Der vorliegende Fall ist dadurch gekennzeichnet, dass die verpflichteten Parteien als (vormalige) Grundstückseigentümer bzw Fruchtgenussberechtigte zur titelmäßigen Unterlassung verpflichtet sind. Angesichts der Vermietung der Grundstücke an einen Fußballverein ab dem Jahr 1979 haben sie die Emissionen nie selbst herbeigeführt; vielmehr waren ihnen diese nur aufgrund ihrer dinglichen Position zuzurechnen; es lag auch an ihnen, auf der Grundlage der vertraglichen Beziehung zum mietenden Sportverein die Emissionen zu unterbinden. Mit der Veräußerung der Grundstücke, von denen die im Titel verbotenen Emissionen ausgehen, an einen Dritten mitsamt Überbindung des Mietvertrags (Hinweise darauf, dass die Veräußerung etwa in rechtsmissbräuchlicher Absicht im Hinblick auf die titulierte Unterlassungsverpflichtung geschehen ist, gibt es nicht) ist diese Möglichkeit für die verpflichteten Parteien ebenso weggefallen wie die Möglichkeit, auf die Nutzung und Gestaltung der Grundstücke Einfluss zu nehmen; es liegt nun allein am neuen Eigentümer, Vorkehrungen zur Verhinderung der Emissionen auf das Nachbargrundstück zu setzen. Eine Grundstücksveräußerung kann nicht per se als eine - ein Verschulden begründende - freiwillige Aufgabe einer Einflussmöglichkeit angesehen werden.

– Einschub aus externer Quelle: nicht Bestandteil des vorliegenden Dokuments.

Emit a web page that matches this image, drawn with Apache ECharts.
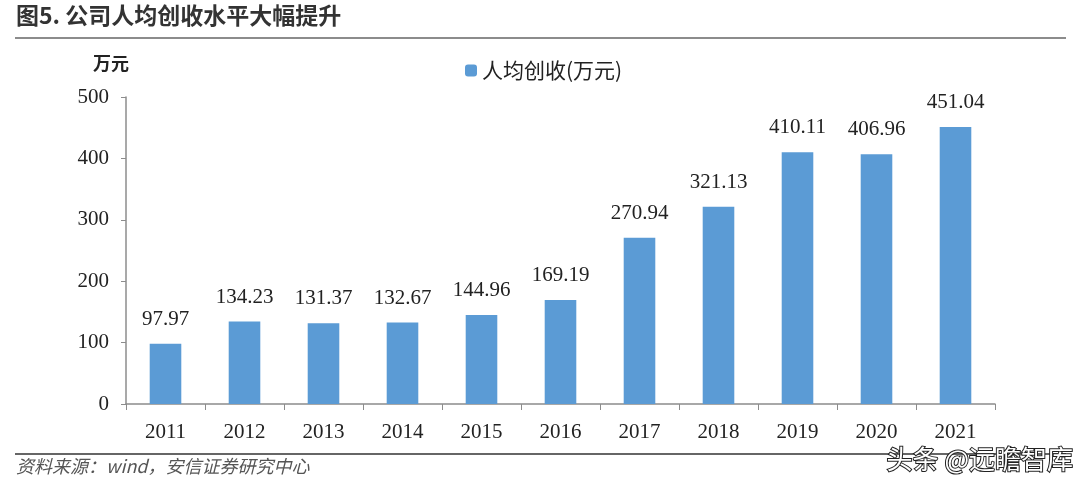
<!DOCTYPE html>
<html>
<head>
<meta charset="utf-8">
<script src="https://cdn.jsdelivr.net/npm/echarts@6/dist/echarts.min.js"></script>
<style>
  html, body { margin: 0; padding: 0; background: #fff; }
  #main { width: 1080px; height: 490px; }
</style>
</head>
<body>
<div id="main"></div>
<script>
// 年份与人均创收(万元)
const years = ['2011', '2012', '2013', '2014', '2015', '2016', '2017', '2018', '2019', '2020', '2021'];
const revenuePerHead = [97.97, 134.23, 131.37, 132.67, 144.96, 169.19, 270.94, 321.13, 410.11, 406.96, 451.04];
const seriesName = '人均创收(万元)';

const serif = '"Liberation Serif", "Times New Roman", serif';
const cjk = '"Noto Sans CJK SC", sans-serif';

let myChart = echarts.init(document.getElementById('main'));

let option = {
  color: ['#5b9bd5'],
  animation: false,
  graphic: [
    // 标题
    { type: 'text', left: 16, top: 4,
      style: { text: '图5. 公司人均创收水平大幅提升', font: 'bold 23px ' + cjk, fill: '#333' } },
    { type: 'line', shape: { x1: 15, y1: 38, x2: 1066, y2: 38 },
      style: { stroke: '#8c8c8c', lineWidth: 2 } },
    // 单位
    { type: 'text', left: 93, top: 54,
      style: { text: '万元', font: 'bold 18px ' + cjk, fill: '#222' } },
    // 底部来源
    { type: 'line', shape: { x1: 15, y1: 454, x2: 1066, y2: 454 },
      style: { stroke: '#666', lineWidth: 2 } },
    { type: 'text', left: 16, top: 457,
      style: { text: '资料来源：wind，安信证券研究中心', font: 'italic 18px ' + cjk, fill: '#555' } },
    { type: 'text', right: 6, top: 445,
      style: { text: '头条 @远瞻智库', font: '26px ' + cjk, fill: '#fff',
               stroke: '#222', lineWidth: 2 } }
  ],
  legend: {
    data: [seriesName],
    left: 460,
    top: 55,
    itemWidth: 12,
    itemHeight: 12,
    itemGap: 7,
    textStyle: { fontFamily: cjk, fontSize: 21, color: '#222' }
  },
  grid: { left: 126, right: 85, top: 97, bottom: 86 },
  xAxis: {
    type: 'category',
    data: years,
    axisLine: { lineStyle: { color: '#8c8c8c', width: 1.5 } },
    axisTick: { show: true, length: 6, lineStyle: { color: '#8c8c8c' } },
    axisLabel: { fontFamily: serif, fontSize: 21, color: '#222', margin: 18 }
  },
  yAxis: {
    type: 'value',
    min: 0,
    max: 500,
    interval: 100,
    splitLine: { show: false },
    axisLine: { show: true, lineStyle: { color: '#8c8c8c', width: 1.5 } },
    axisTick: { show: true, length: 5, lineStyle: { color: '#8c8c8c' } },
    axisLabel: { fontFamily: serif, fontSize: 21, color: '#222', margin: 17 }
  },
  series: [{
    name: seriesName,
    type: 'bar',
    data: revenuePerHead,
    barWidth: '40%',
    label: {
      show: true,
      position: 'top',
      distance: 14,
      fontFamily: serif,
      fontSize: 21,
      color: '#222',
      formatter: p => p.value.toFixed(2)
    }
  }]
};

myChart.setOption(option);
</script>
</body>
</html>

Selbst wenn man in der fehlenden Überbindung der Unterlassungsverpflichtung auf den Käufer ein Verschulden erblickte, könnte damit die Zulässigkeit weiterer Strafbeschlüsse nicht begründet werden:
Die Unterlassungsexekution nach § 355 EO hat zwar auch repressiven Strafzweck, primär aber Beugezweck. Die Strafe wird für verschuldete Titelverstöße in der Vergangenheit verhängt, das wäre also hier für die Aufgabe der Einflussmöglichkeit. Wegen dieses Sachverhalts kann in der Zukunft nicht nochmals und wiederholt ein nur mit dem Strafzweck begründeter Strafbeschluss erlassen werden. Die Unmöglichkeit titelgemäßen Verhaltens ab dem Jahr 2009 steht aufgrund des erstinstanzlichen Parteienvorbringens fest. Der Beugezweck von Strafen kann nicht mehr erreicht werden.
Die zu bestätigende Entscheidung des Rekursgerichts steht im Ergebnis auch nicht im Widerspruch zur zitierten Vorentscheidung 3 Ob 13/95. Dort ging es erkennbar um einen einzigen Titelverstoß, den die verpflichtete Partei deshalb zu vertreten hatte, weil sie sich aufgrund gesellschaftsrechtlicher Vorgänge ihrer Einflussmöglichkeiten auf einen Dritten begeben hatte. Dass wegen dessen Verhaltens weitere Strafbeschlüsse zulässig sein könnten war nicht Entscheidungsgegenstand. Die Bejahung der Zulässigkeit der Exekutionsführung beruhte schon auf dem repressiven Charakter der Strafe.